Gilli Moorhawk
AAMET Advanced Accredited Practitioner, United Kingdom
Title: New innovations & advancements –Don’t throw the baby out with the bathwater.
Biography
Biography: Gilli Moorhawk
Abstract
There are very good reasons we require clinical trials for all new innovations in healthcare: the drugs and techniques that are introduced have an impact not just today in the operating theatre, or this week in the hospital, but potentially for the lifetime of the patient. When the patient is a newborn baby, this consideration of treatment impact is especially essential. Yet clinical trials often last less than a year, and treatment impact may only surface, 5, 10 or even 30 years later.
Gilli takes a cautionary journey through the development of obstetric clinical practice in the last 120 years. There are many interventions which saved lives and were lauded at the time, but had catastrophic impacts on the babies later in life. Some of these practices were introduced for the benefit of the clinician and not the wellbeing of the infant and so may bear reassessment.
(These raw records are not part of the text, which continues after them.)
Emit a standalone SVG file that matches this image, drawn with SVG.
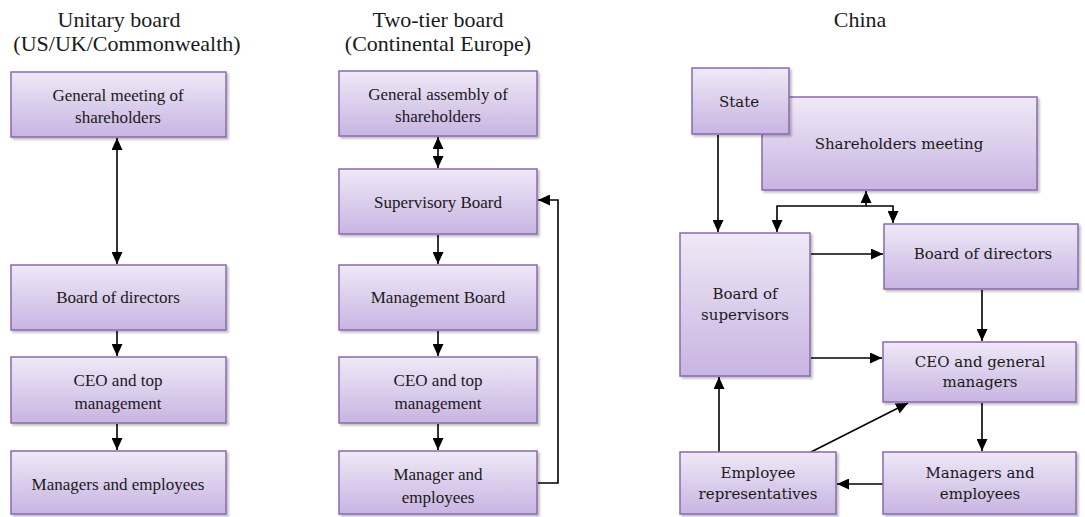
<svg xmlns="http://www.w3.org/2000/svg" width="1085" height="517" viewBox="0 0 1085 517">
<defs>
<linearGradient id="g" x1="0" y1="0" x2="0" y2="1">
<stop offset="0" stop-color="#efe9f7"/>
<stop offset="1" stop-color="#c8b4e2"/>
</linearGradient>
<filter id="sh" x="-5%" y="-5%" width="115%" height="120%">
<feDropShadow dx="2" dy="2" stdDeviation="1" flood-color="#000" flood-opacity="0.25"/>
</filter>
<marker id="ah" viewBox="0 0 12 11" refX="12" refY="5.5" markerWidth="12" markerHeight="11" markerUnits="userSpaceOnUse" orient="auto-start-reverse">
<path d="M0,0 L12,5.5 L0,11 z" fill="#000"/>
</marker>
</defs>
<style>
.box{fill:url(#g);stroke:#8a6aae;stroke-width:1.5;filter:url(#sh)}
.t{font-family:'Liberation Serif','Times New Roman',serif;font-size:17px;fill:#1a1a1a;text-anchor:middle}
.c{font-family:'DejaVu Serif',serif;font-size:15px;fill:#1a1a1a;text-anchor:middle}
.h{font-family:'Liberation Serif','Times New Roman',serif;font-size:22px;fill:#1a1a1a;text-anchor:middle}
.ln{fill:none;stroke:#000;stroke-width:1.6}
.a{marker-end:url(#ah)}
.b{marker-start:url(#ah);marker-end:url(#ah)}
</style>
<rect width="1085" height="517" fill="#fff"/>
<g id="titles">
<text class="h" x="119" y="27">Unitary board</text>
<text class="h" x="127" y="51">(US/UK/Commonwealth)</text>
<text class="h" x="438" y="27">Two-tier board</text>
<text class="h" x="438" y="51">(Continental Europe)</text>
<text class="h" x="860" y="27">China</text>
</g>
<g id="connectors">
<line class="ln b" x1="117" y1="138" x2="117" y2="264"/>
<line class="ln a" x1="117" y1="331" x2="117" y2="356"/>
<line class="ln a" x1="117" y1="424" x2="117" y2="450"/>
<line class="ln b" x1="438" y1="137" x2="438" y2="168"/>
<line class="ln a" x1="438" y1="235" x2="438" y2="264"/>
<line class="ln a" x1="438" y1="331" x2="438" y2="356"/>
<line class="ln a" x1="438" y1="424" x2="438" y2="450"/>
<polyline class="ln a" points="538,483 558,483 558,200 538,200"/>
<line class="ln a" x1="718" y1="135" x2="718" y2="232"/>
<line class="ln a" x1="866" y1="206" x2="866" y2="191"/>
<polyline class="ln a" points="866,206 777,206 777,232"/>
<polyline class="ln a" points="866,206 893,206 893,223"/>
<line class="ln a" x1="811" y1="254" x2="883" y2="254"/>
<line class="ln a" x1="982" y1="290" x2="982" y2="341"/>
<line class="ln a" x1="811" y1="358" x2="882" y2="358"/>
<line class="ln a" x1="982" y1="403" x2="982" y2="451"/>
<line class="ln a" x1="883" y1="484" x2="837" y2="484"/>
<line class="ln a" x1="719" y1="452" x2="719" y2="377"/>
<line class="ln a" x1="811" y1="452" x2="908" y2="403"/>
</g>
<g id="n-gm"><rect class="box" x="11" y="72" width="215" height="65"/><text class="t" x="118" y="101">General meeting of</text><text class="t" x="118" y="123">shareholders</text></g>
<g id="n-bod1"><rect class="box" x="11" y="265" width="215" height="65"/><text class="t" x="118" y="303">Board of directors</text></g>
<g id="n-ceo1"><rect class="box" x="11" y="357" width="215" height="66"/><text class="t" x="118" y="386">CEO and top</text><text class="t" x="118" y="409">management</text></g>
<g id="n-me1"><rect class="box" x="11" y="451" width="215" height="63"/><text class="t" x="118" y="490">Managers and employees</text></g>
<g id="n-ga"><rect class="box" x="339" y="71" width="198" height="65"/><text class="t" x="438" y="100">General assembly of</text><text class="t" x="438" y="122">shareholders</text></g>
<g id="n-sb"><rect class="box" x="339" y="169" width="198" height="65"/><text class="t" x="438" y="208">Supervisory Board</text></g>
<g id="n-mb"><rect class="box" x="339" y="265" width="198" height="65"/><text class="t" x="438" y="303">Management Board</text></g>
<g id="n-ceo2"><rect class="box" x="339" y="357" width="198" height="66"/><text class="t" x="438" y="386">CEO and top</text><text class="t" x="438" y="409">management</text></g>
<g id="n-me2"><rect class="box" x="339" y="451" width="198" height="63"/><text class="t" x="438" y="480">Manager and</text><text class="t" x="438" y="503">employees</text></g>
<g id="n-shm"><rect class="box" x="762" y="97" width="275" height="93"/><text class="c" x="899" y="149">Shareholders meeting</text></g>
<g id="n-state"><rect class="box" x="692" y="68" width="97" height="66"/><text class="c" x="739" y="107">State</text></g>
<g id="n-bos"><rect class="box" x="680" y="233" width="130" height="143"/><text class="c" x="745" y="299">Board of</text><text class="c" x="745" y="320">supervisors</text></g>
<g id="n-bod3"><rect class="box" x="884" y="224" width="194" height="65"/><text class="c" x="983" y="259">Board of directors</text></g>
<g id="n-ceo3"><rect class="box" x="883" y="342" width="193" height="60"/><text class="c" x="980" y="367">CEO and general</text><text class="c" x="980" y="387">managers</text></g>
<g id="n-me3"><rect class="box" x="883" y="452" width="193" height="62"/><text class="c" x="980" y="478">Managers and</text><text class="c" x="980" y="499">employees</text></g>
<g id="n-er"><rect class="box" x="680" y="452" width="156" height="62"/><text class="c" x="758" y="478">Employee</text><text class="c" x="758" y="499">representatives</text></g>
</svg>
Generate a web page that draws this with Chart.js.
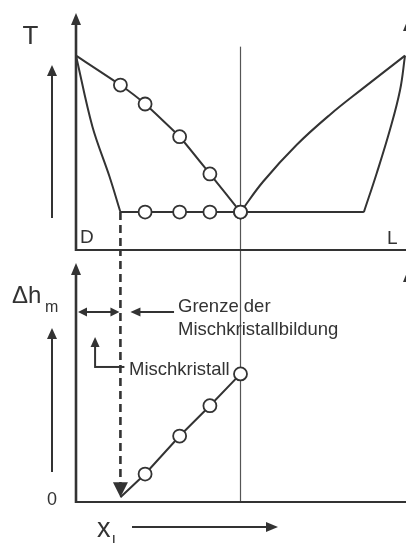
<!DOCTYPE html>
<html>
<head>
<meta charset="utf-8">
<script src="https://cdn.jsdelivr.net/npm/chart.js@4.4.1/dist/chart.umd.min.js"></script>
<style>
  html, body { margin: 0; padding: 0; background: #fff; }
  #wrap { position: relative; width: 406px; height: 543px; overflow: hidden; background: #fff; }
  canvas { position: absolute; left: 0; }
  #phase { top: 0; }
  #enth { top: 251px; }
</style>
</head>
<body>
<div id="wrap">
  <canvas id="phase" width="406" height="251" style="width:406px;height:251px"></canvas>
  <canvas id="enth" width="406" height="292" style="width:406px;height:292px"></canvas>
</div>
<script>
// Composition x_L runs from 0 (pure D) to 1 (pure L); T and Δh_m in relative units.
const liquidusDX = [0, 0.135, 0.21, 0.315, 0.407, 0.5];
const liquidusDT = [82, 69.6, 61.6, 47.8, 32.1, 16];
const solidusDX  = [0, 0.050, 0.102, 0.135];
const solidusDT  = [82, 52.0, 30.9, 16];
const liquidusLX = [0.5, 0.569, 0.671, 0.772, 0.873, 1];
const liquidusLT = [16, 28.9, 44.4, 57.1, 68.3, 82];
const solidusLX  = [0.875, 0.914, 0.954, 0.985, 1];
const solidusLT  = [16, 32.4, 50.6, 67.5, 82];

const eutecticX = 0.5;
const eutecticT = 16;
const limitDX = 0.135;   // end of the D-rich mixed-crystal range
const limitLX = 0.875;   // end of the L-rich mixed-crystal range
const eutecticMarkTopT = 85.8;

// Samples measured along the eutectic line and their melting enthalpy
const sampleX  = [0.21, 0.315, 0.407, 0.5];
const sampleDh = [11.7, 27.6, 40.3, 53.6];
const dhAtLimit = 2;

// Annotation anchors (data units of the Δh panel)
const bracketDh = 79.5;
const crystalDh = 56.5;

const INK = '#333333';
const FONT = '"Liberation Sans", Arial, Helvetica, sans-serif';

const zip = (xs, ys) => xs.map((x, i) => ({ x, y: ys[i] }));

function head(ctx, x, y, a, len, half) {
  const c = Math.cos(a), s = Math.sin(a);
  ctx.beginPath();
  ctx.moveTo(x, y);
  ctx.lineTo(x - len * c + half * s, y - len * s - half * c);
  ctx.lineTo(x - len * c - half * s, y - len * s + half * c);
  ctx.closePath();
  ctx.fill();
}

function arrow(ctx, x1, y1, x2, y2, o) {
  o = Object.assign({ lw: 2, len: 11, half: 5, both: false, color: INK }, o || {});
  const a = Math.atan2(y2 - y1, x2 - x1);
  const c = Math.cos(a), s = Math.sin(a);
  ctx.save();
  ctx.strokeStyle = o.color; ctx.fillStyle = o.color; ctx.lineWidth = o.lw;
  ctx.beginPath();
  const sx = o.both ? x1 + c * o.len * 0.8 : x1;
  const sy = o.both ? y1 + s * o.len * 0.8 : y1;
  ctx.moveTo(sx, sy);
  ctx.lineTo(x2 - c * o.len * 0.8, y2 - s * o.len * 0.8);
  ctx.stroke();
  head(ctx, x2, y2, a, o.len, o.half);
  if (o.both) head(ctx, x1, y1, a + Math.PI, o.len, o.half);
  ctx.restore();
}

function vline(ctx, x, y1, y2, lw, color, dash) {
  ctx.save();
  ctx.strokeStyle = color; ctx.lineWidth = lw;
  if (dash) ctx.setLineDash(dash);
  ctx.beginPath(); ctx.moveTo(x, y1); ctx.lineTo(x, y2); ctx.stroke();
  ctx.restore();
}

function text(ctx, str, x, y, size, align) {
  ctx.save();
  ctx.fillStyle = INK;
  ctx.font = size + 'px ' + FONT;
  ctx.textAlign = align || 'left';
  ctx.textBaseline = 'alphabetic';
  ctx.fillText(str, x, y);
  ctx.restore();
}

const lineStyle = {
  borderColor: INK, borderWidth: 2, backgroundColor: INK,
  pointRadius: 0, fill: false, clip: false, order: 2
};
const circleStyle = {
  pointBackgroundColor: '#fff', pointBorderColor: INK, pointBorderWidth: 1.8,
  pointRadius: 6.5, borderColor: INK, borderWidth: 2, clip: false
};

function baseOptions(padding, yMin, yMax) {
  return {
    responsive: false, maintainAspectRatio: false, animation: false,
    devicePixelRatio: 1, events: [],
    layout: { padding, autoPadding: false },
    plugins: { legend: { display: false }, tooltip: { enabled: false } },
    scales: {
      x: { type: 'linear', min: 0, max: 1, display: false },
      y: { type: 'linear', min: yMin, max: yMax, display: false }
    }
  };
}

// ---------- phase diagram T(x_L) ----------
const phaseFrame = {
  id: 'phaseFrame',
  beforeDatasetsDraw(chart) {
    const { ctx, chartArea: a, scales: { x, y } } = chart;
    const H = chart.height;
    vline(ctx, x.getPixelForValue(eutecticX), y.getPixelForValue(eutecticMarkTopT), H, 1.2, '#555');
    vline(ctx, x.getPixelForValue(limitDX), y.getPixelForValue(eutecticT), H + 2, 2.6, INK, [8, 5]);
    // axes
    arrow(ctx, a.left, a.bottom + 1, a.left, a.top, { lw: 2.6, len: 12, half: 5 });
    ctx.save(); ctx.strokeStyle = INK; ctx.lineWidth = 2;
    ctx.beginPath(); ctx.moveTo(a.left - 1, a.bottom); ctx.lineTo(chart.width, a.bottom); ctx.stroke();
    ctx.restore();
    arrow(ctx, a.right + 3, a.bottom, a.right + 3, a.top + 6, { lw: 2.6, len: 12, half: 5 });
  },
  afterDraw(chart) {
    const { ctx } = chart;
    text(ctx, 'T', 30.5, 44, 26, 'center');
    arrow(ctx, 52, 218, 52, 65, { lw: 2, len: 11, half: 5 });
    text(ctx, 'D', 80, 243, 19);
    text(ctx, 'L', 387, 244, 19);
  }
};

new Chart(document.getElementById('phase'), {
  type: 'line',
  data: {
    datasets: [
      Object.assign({}, lineStyle, circleStyle, {
        label: 'Liquidus (D-Seite)', data: zip(liquidusDX, liquidusDT),
        pointRadius: liquidusDX.map((_, i) => (i === 0 ? 0 : 6.5)), order: 1, tension: 0.15
      }),
      Object.assign({}, lineStyle, circleStyle, {
        label: 'Eutektikale', showLine: false,
        data: sampleX.map(v => ({ x: v, y: eutecticT })), order: 0
      }),
      Object.assign({}, lineStyle, {
        label: 'Eutektische Gerade',
        data: [{ x: limitDX, y: eutecticT }, { x: limitLX, y: eutecticT }]
      }),
      Object.assign({}, lineStyle, {
        label: 'Solidus (D-Seite)', data: zip(solidusDX, solidusDT), tension: 0.35
      }),
      Object.assign({}, lineStyle, {
        label: 'Liquidus (L-Seite)', data: zip(liquidusLX, liquidusLT), tension: 0.4
      }),
      Object.assign({}, lineStyle, {
        label: 'Solidus (L-Seite)', data: zip(solidusLX, solidusLT), tension: 0.4
      })
    ]
  },
  options: baseOptions({ left: 76, right: 1, top: 13, bottom: 1 }, 0, 100),
  plugins: [phaseFrame]
});

// ---------- melting enthalpy Δh_m(x_L) ----------
const enthFrame = {
  id: 'enthFrame',
  beforeDatasetsDraw(chart) {
    const { ctx, chartArea: a, scales: { x, y } } = chart;
    const xe = x.getPixelForValue(eutecticX);
    const xl = x.getPixelForValue(limitDX);
    vline(ctx, xe, 0, a.bottom, 1.2, '#555');
    // dashed drop line ending in an arrow at the composition axis
    const tipY = y.getPixelForValue(dhAtLimit);
    vline(ctx, xl, -3, tipY - 12, 2.6, INK, [8, 5]);
    ctx.save(); ctx.fillStyle = INK; head(ctx, xl, tipY, Math.PI / 2, 15, 7.5); ctx.restore();
    // axes
    arrow(ctx, a.left, a.bottom + 1, a.left, a.top, { lw: 2.6, len: 12, half: 5 });
    ctx.save(); ctx.strokeStyle = INK; ctx.lineWidth = 2;
    ctx.beginPath(); ctx.moveTo(a.left - 1, a.bottom); ctx.lineTo(chart.width, a.bottom); ctx.stroke();
    ctx.restore();
    arrow(ctx, a.right + 3, a.bottom, a.right + 3, a.top + 7, { lw: 2.6, len: 12, half: 5 });
  },
  afterDraw(chart) {
    const { ctx, chartArea: a, scales: { x, y } } = chart;
    const xl = x.getPixelForValue(limitDX);
    // y labels
    text(ctx, 'Δh', 12, 52, 24);
    text(ctx, 'm', 45, 61, 16);
    arrow(ctx, 52, 221, 52, 77, { lw: 2, len: 11, half: 5 });
    text(ctx, '0', 52, 254, 18, 'center');
    // x label
    text(ctx, 'x', 97, 286, 27);
    text(ctx, 'l', 112, 296, 16);
    arrow(ctx, 132, 276, 278, 276, { lw: 2, len: 12, half: 5 });
    // mixed-crystal range
    const yb = y.getPixelForValue(bracketDh);
    arrow(ctx, a.left + 2, yb, xl - 1, yb, { lw: 2, len: 9, half: 4.5, both: true });
    arrow(ctx, x.getPixelForValue(0.298), yb, xl + 10, yb, { lw: 2, len: 10, half: 4.5 });
    text(ctx, 'Grenze der', 178, 61, 18.5);
    text(ctx, 'Mischkristallbildung', 178, 84, 18.5);
    const yc = y.getPixelForValue(crystalDh);
    const xb = x.getPixelForValue(0.058);
    ctx.save(); ctx.strokeStyle = INK; ctx.lineWidth = 2;
    ctx.beginPath(); ctx.moveTo(xb, yc); ctx.lineTo(xl + 4, yc); ctx.stroke(); ctx.restore();
    arrow(ctx, xb, yc + 1, xb, yc - 30, { lw: 2, len: 10, half: 4.5 });
    text(ctx, 'Mischkristall', 129, 124, 18.5);
  }
};

new Chart(document.getElementById('enth'), {
  type: 'line',
  data: {
    datasets: [
      Object.assign({}, lineStyle, circleStyle, {
        label: 'Schmelzenthalpie',
        data: [{ x: limitDX, y: dhAtLimit }].concat(zip(sampleX, sampleDh)),
        pointRadius: [0].concat(sampleX.map(() => 6.5)), order: 1
      })
    ]
  },
  options: baseOptions({ left: 76, right: 1, top: 12, bottom: 41 }, 0, 100),
  plugins: [enthFrame]
});
</script>
</body>
</html>
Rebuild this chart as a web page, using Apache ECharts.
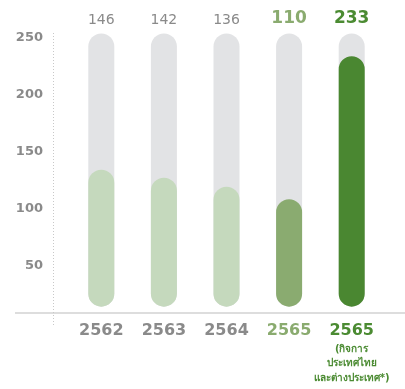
<!DOCTYPE html>
<html>
<head>
<meta charset="utf-8">
<script src="https://cdn.jsdelivr.net/npm/echarts@6/dist/echarts.min.js"></script>
<style>
  html, body { margin: 0; padding: 0; background: #fff; }
  #chart { width: 405px; height: 389px; }
</style>
</head>
<body>
<div id="chart"></div>
<script>
// categories and values
const years = ["2562", "2563", "2564", "2565", "2565"];
const subLines = ["(กิจการ", "ประเทศไทย", "และต่างประเทศ*)"];
const topLabels = [146, 142, 136, 110, 233];
const barTops = [134, 127, 119, 108, 234];
const barBase = [13.5, 13.5, 13.5, 13.5, 13.5];
const trackTop = [254, 254, 254, 254, 254];
const yTicks = [50, 100, 150, 200, 250];

const FONT = "'DejaVu Sans', 'Noto Sans', sans-serif";
const gray = "#8a8a8a";
const barColors = ["#c5d9bd", "#c5d9bd", "#c5d9bd", "#8aab70", "#4a8731"];
const textColors = [gray, gray, gray, "#8aab6f", "#4b8b32"];

let chart = echarts.init(document.getElementById("chart"));

let xData = years.map(function (y, i) {
  return { value: y, textStyle: { color: textColors[i] } };
});

let trackData = trackTop.map(function (t, i) {
  let big = i >= 3;
  return {
    value: t - barBase[i],
    label: {
      formatter: String(topLabels[i]),
      color: textColors[i],
      fontSize: big ? 17 : 14,
      fontWeight: big ? "bold" : "normal",
      distance: big ? 6 : 6
    }
  };
});

let valueData = barTops.map(function (v, i) {
  return { value: v - barBase[i], itemStyle: { color: barColors[i] } };
});

let option = {
  animation: false,
  grid: { left: 70, right: 22, top: 38, bottom: 67 },
  xAxis: {
    type: "category",
    data: xData,
    axisLine: { show: false },
    axisTick: { show: false },
    axisLabel: {
      interval: 0,
      margin: -3,
      fontFamily: FONT,
      formatter: function (val, idx) {
        if (idx === 4) {
          return "{a|" + val + "}\n" + subLines.map(function (s) { return "{b|" + s + "}"; }).join("\n");
        }
        return "{a|" + val + "}";
      },
      rich: {
        a: { fontSize: 16, fontWeight: "bold", lineHeight: 23, fontFamily: FONT },
        b: { fontSize: 10, fontWeight: "bold", lineHeight: 14.5, color: "#4b8b32", fontFamily: FONT }
      }
    }
  },
  yAxis: {
    type: "value",
    min: 0,
    max: yTicks[yTicks.length - 1],
    interval: 50,
    splitLine: { show: false },
    axisLine: { show: false },
    axisTick: { show: false },
    axisLabel: {
      margin: 27,
      color: gray,
      fontSize: 13,
      fontWeight: "bold",
      fontFamily: FONT,
      formatter: function (v) { return yTicks.indexOf(v) >= 0 ? String(v) : ""; }
    }
  },
  graphic: [
    {
      type: "line",
      shape: { x1: 15, y1: 313, x2: 405, y2: 313 },
      style: { stroke: "#d2d2d2", lineWidth: 1.5 },
      silent: true
    },
    {
      type: "line",
      shape: { x1: 53.5, y1: 33, x2: 53.5, y2: 327 },
      style: { stroke: "#c8c8c8", lineWidth: 1, lineDash: [1, 2] },
      silent: true
    }
  ],
  series: [
    {
      type: "bar",
      stack: "track",
      barWidth: 26,
      barGap: "-100%",
      silent: true,
      itemStyle: { color: "transparent" },
      data: barBase
    },
    {
      type: "bar",
      stack: "track",
      barWidth: 26,
      barGap: "-100%",
      clip: false,
      silent: true,
      itemStyle: { color: "#e2e3e5", borderRadius: 13 },
      label: { show: true, position: "top", fontFamily: FONT },
      data: trackData
    },
    {
      type: "bar",
      stack: "value",
      barWidth: 26,
      barGap: "-100%",
      silent: true,
      itemStyle: { color: "transparent" },
      data: barBase
    },
    {
      type: "bar",
      stack: "value",
      barWidth: 26,
      barGap: "-100%",
      silent: true,
      itemStyle: { borderRadius: 13 },
      data: valueData
    }
  ]
};

chart.setOption(option);
window.addEventListener("resize", function () {
  chart.resize();
});
</script>
</body>
</html>
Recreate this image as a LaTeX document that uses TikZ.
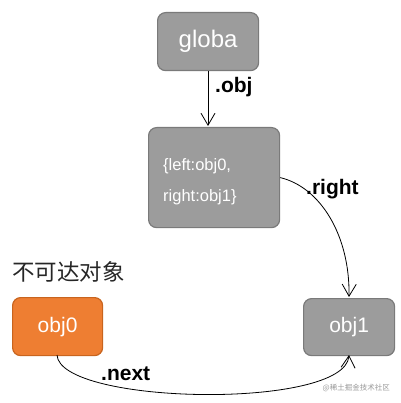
\documentclass[tikz,border=0pt]{standalone}
\usepackage{fontspec}
\setmainfont{Liberation Sans}
\newfontfamily\cjk{Noto Sans CJK SC}
\usetikzlibrary{arrows.meta}
\definecolor{boxgrey}{HTML}{9C9C9C}
\definecolor{boxedge}{HTML}{7A7A7A}
\definecolor{orangefill}{HTML}{EE7E32}
\definecolor{orangeedge}{HTML}{C8641E}
\tikzset{
  objbox/.style={draw=boxedge, fill=boxgrey, line width=1.2pt, rounded corners=8pt, text=white, inner sep=0pt, anchor=north west},
  hotbox/.style={objbox, draw=orangeedge, fill=orangefill},
  link/.style={line width=0.8pt, -{Straight Barb[length=12pt,width=14pt]}},
  lbl/.style={font=\bfseries\fontsize{21}{24}\selectfont, inner sep=0pt}
}
\begin{document}
\begin{tikzpicture}[x=1pt,y=-1pt]
\useasboundingbox (0,0) rectangle (400,403);
\node[objbox, minimum width=101pt, minimum height=58pt, font=\fontsize{24}{28}\selectfont] (g) at (157,12) {globa};
\node[objbox, minimum width=131pt, minimum height=100pt] (m) at (148,127) {};
\node[anchor=west, text=white, font=\fontsize{16.5}{19}\selectfont, inner sep=0pt] (m1) at (163,166) {\{left:obj0,};
\node[anchor=west, text=white, font=\fontsize{16.5}{19}\selectfont, inner sep=0pt] (m2) at (163,197) {right:obj1\}};
\node[hotbox, minimum width=90pt, minimum height=58pt, font=\fontsize{21}{24}\selectfont] (o0) at (12,297) {obj0};
\node[objbox, minimum width=91pt, minimum height=57pt, font=\fontsize{21}{24}\selectfont] (o1) at (303,298) {obj1};
\node[anchor=west, inner sep=0pt, font=\cjk\fontsize{22.5}{26}\selectfont, text=black!85] (t) at (12,272) {不可达对象};
\coordinate (ge) at (208,126);
\draw[link] (g.south -| ge) -- (ge);
\node[lbl, anchor=west] (lo) at (215,87) {.obj};
\coordinate (re) at (349,297);
\draw[link] (m.east) .. controls (320,187) and (350,235) .. (re);
\node[lbl, anchor=west] (lr) at (306,189) {.right};
\coordinate (s0) at (57,355);
\coordinate (e1) at (349,355);
\draw[link] (s0) .. controls (60,405) and (345,410) .. (e1);
\node[lbl, anchor=west] (ln) at (101,374) {.next};
\node[anchor=east, inner sep=0pt, text=black!40, font=\cjk\fontsize{7.5}{9}\selectfont] (wm) at (390,388) {@稀土掘金技术社区};
\end{tikzpicture}
\end{document}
With the focus on live birth statistics to drive practices around infertility and birth it’s useful to remember that these interventions are not only in place to deliver a live birth today, but also a healthy child and adult tomorrow. Exploring the development of routine birth interventions, revisiting the reasons why drugs are avoided in pregnancy, and discussing concerns in the development of neo-natal care through the 20th Century, this is a talk designed to inspire debate and discussion.This talk will offer thought provoking real world and real life examples, with the intention to remind clinicians of old practices that perhaps should not have been forgotten, discuss normalised practices that are perhaps not the best practices and inspire new thinking and new solutions in this critical field.